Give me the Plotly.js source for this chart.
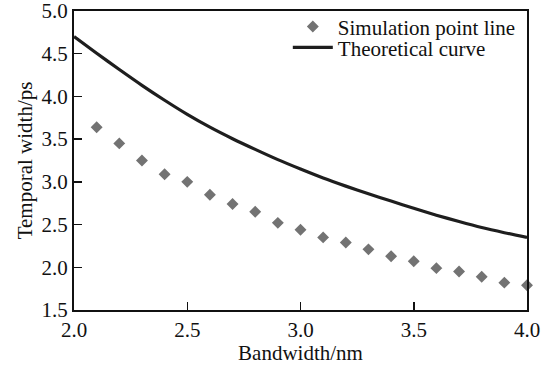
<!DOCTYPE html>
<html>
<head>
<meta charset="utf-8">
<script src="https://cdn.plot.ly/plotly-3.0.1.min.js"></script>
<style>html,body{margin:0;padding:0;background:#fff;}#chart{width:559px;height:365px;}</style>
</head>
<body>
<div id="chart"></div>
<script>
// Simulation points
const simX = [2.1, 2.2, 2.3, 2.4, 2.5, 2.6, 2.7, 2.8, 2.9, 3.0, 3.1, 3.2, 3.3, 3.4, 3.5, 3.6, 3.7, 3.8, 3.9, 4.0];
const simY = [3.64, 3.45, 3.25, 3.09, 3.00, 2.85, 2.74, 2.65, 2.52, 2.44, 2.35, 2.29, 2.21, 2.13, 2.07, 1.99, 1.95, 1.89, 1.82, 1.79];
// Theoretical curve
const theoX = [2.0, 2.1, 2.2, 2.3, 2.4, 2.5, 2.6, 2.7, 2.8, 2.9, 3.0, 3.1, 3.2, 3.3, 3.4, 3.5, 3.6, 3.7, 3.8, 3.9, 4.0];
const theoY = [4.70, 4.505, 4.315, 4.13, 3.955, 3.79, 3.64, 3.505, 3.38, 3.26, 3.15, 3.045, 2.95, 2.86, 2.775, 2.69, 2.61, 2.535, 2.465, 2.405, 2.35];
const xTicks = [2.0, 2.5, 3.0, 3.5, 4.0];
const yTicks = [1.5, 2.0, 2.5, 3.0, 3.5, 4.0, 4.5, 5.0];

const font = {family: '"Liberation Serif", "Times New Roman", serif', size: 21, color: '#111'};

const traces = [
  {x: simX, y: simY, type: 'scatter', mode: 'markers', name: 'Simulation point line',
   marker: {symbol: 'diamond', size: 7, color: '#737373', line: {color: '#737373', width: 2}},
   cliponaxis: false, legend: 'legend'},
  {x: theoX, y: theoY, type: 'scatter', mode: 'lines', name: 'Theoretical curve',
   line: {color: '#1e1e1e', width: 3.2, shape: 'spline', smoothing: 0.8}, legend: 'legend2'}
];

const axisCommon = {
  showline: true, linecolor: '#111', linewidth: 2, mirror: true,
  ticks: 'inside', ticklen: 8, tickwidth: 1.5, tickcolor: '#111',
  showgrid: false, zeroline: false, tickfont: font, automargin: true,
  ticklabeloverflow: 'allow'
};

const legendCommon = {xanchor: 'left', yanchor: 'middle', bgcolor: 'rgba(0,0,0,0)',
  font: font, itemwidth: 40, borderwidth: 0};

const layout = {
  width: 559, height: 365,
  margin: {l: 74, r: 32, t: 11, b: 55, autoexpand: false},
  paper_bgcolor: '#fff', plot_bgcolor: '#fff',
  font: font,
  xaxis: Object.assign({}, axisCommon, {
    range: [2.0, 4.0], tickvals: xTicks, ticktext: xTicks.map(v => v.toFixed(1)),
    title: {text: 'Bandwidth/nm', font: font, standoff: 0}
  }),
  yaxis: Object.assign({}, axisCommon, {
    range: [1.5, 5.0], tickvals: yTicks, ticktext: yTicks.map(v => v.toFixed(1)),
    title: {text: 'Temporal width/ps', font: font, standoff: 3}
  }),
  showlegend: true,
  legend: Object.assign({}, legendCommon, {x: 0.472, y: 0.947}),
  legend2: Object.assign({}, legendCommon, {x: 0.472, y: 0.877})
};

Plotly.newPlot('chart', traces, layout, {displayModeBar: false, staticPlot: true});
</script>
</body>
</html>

____

Make an exact copy of the listing above. Do not include the pictures.

# Output below
Give me the Plotly.js source for this chart.
<!DOCTYPE html>
<html>
<head>
<meta charset="utf-8">
<script src="https://cdn.plot.ly/plotly-3.0.1.min.js"></script>
<style>html,body{margin:0;padding:0;background:#fff;}#chart{width:559px;height:365px;}</style>
</head>
<body>
<div id="chart"></div>
<script>
// Simulation points
const simX = [2.1, 2.2, 2.3, 2.4, 2.5, 2.6, 2.7, 2.8, 2.9, 3.0, 3.1, 3.2, 3.3, 3.4, 3.5, 3.6, 3.7, 3.8, 3.9, 4.0];
const simY = [3.64, 3.45, 3.25, 3.09, 3.00, 2.85, 2.74, 2.65, 2.52, 2.44, 2.35, 2.29, 2.21, 2.13, 2.07, 1.99, 1.95, 1.89, 1.82, 1.79];
// Theoretical curve
const theoX = [2.0, 2.1, 2.2, 2.3, 2.4, 2.5, 2.6, 2.7, 2.8, 2.9, 3.0, 3.1, 3.2, 3.3, 3.4, 3.5, 3.6, 3.7, 3.8, 3.9, 4.0];
const theoY = [4.70, 4.505, 4.315, 4.13, 3.955, 3.79, 3.64, 3.505, 3.38, 3.26, 3.15, 3.045, 2.95, 2.86, 2.775, 2.69, 2.61, 2.535, 2.465, 2.405, 2.35];
const xTicks = [2.0, 2.5, 3.0, 3.5, 4.0];
const yTicks = [1.5, 2.0, 2.5, 3.0, 3.5, 4.0, 4.5, 5.0];

const font = {family: '"Liberation Serif", "Times New Roman", serif', size: 21, color: '#111'};

const traces = [
  {x: simX, y: simY, type: 'scatter', mode: 'markers', name: 'Simulation point line',
   marker: {symbol: 'diamond', size: 7, color: '#737373', line: {color: '#737373', width: 2}},
   cliponaxis: false, legend: 'legend'},
  {x: theoX, y: theoY, type: 'scatter', mode: 'lines', name: 'Theoretical curve',
   line: {color: '#1e1e1e', width: 3.2, shape: 'spline', smoothing: 0.8}, legend: 'legend2'}
];

const axisCommon = {
  showline: true, linecolor: '#111', linewidth: 2, mirror: true,
  ticks: 'inside', ticklen: 8, tickwidth: 1.5, tickcolor: '#111',
  showgrid: false, zeroline: false, tickfont: font, automargin: true,
  ticklabeloverflow: 'allow'
};

const legendCommon = {xanchor: 'left', yanchor: 'middle', bgcolor: 'rgba(0,0,0,0)',
  font: font, itemwidth: 40, borderwidth: 0};

const layout = {
  width: 559, height: 365,
  margin: {l: 74, r: 32, t: 11, b: 55, autoexpand: false},
  paper_bgcolor: '#fff', plot_bgcolor: '#fff',
  font: font,
  xaxis: Object.assign({}, axisCommon, {
    range: [2.0, 4.0], tickvals: xTicks, ticktext: xTicks.map(v => v.toFixed(1)),
    title: {text: 'Bandwidth/nm', font: font, standoff: 0}
  }),
  yaxis: Object.assign({}, axisCommon, {
    range: [1.5, 5.0], tickvals: yTicks, ticktext: yTicks.map(v => v.toFixed(1)),
    title: {text: 'Temporal width/ps', font: font, standoff: 3}
  }),
  showlegend: true,
  legend: Object.assign({}, legendCommon, {x: 0.472, y: 0.947}),
  legend2: Object.assign({}, legendCommon, {x: 0.472, y: 0.877})
};

Plotly.newPlot('chart', traces, layout, {displayModeBar: false, staticPlot: true});
</script>
</body>
</html>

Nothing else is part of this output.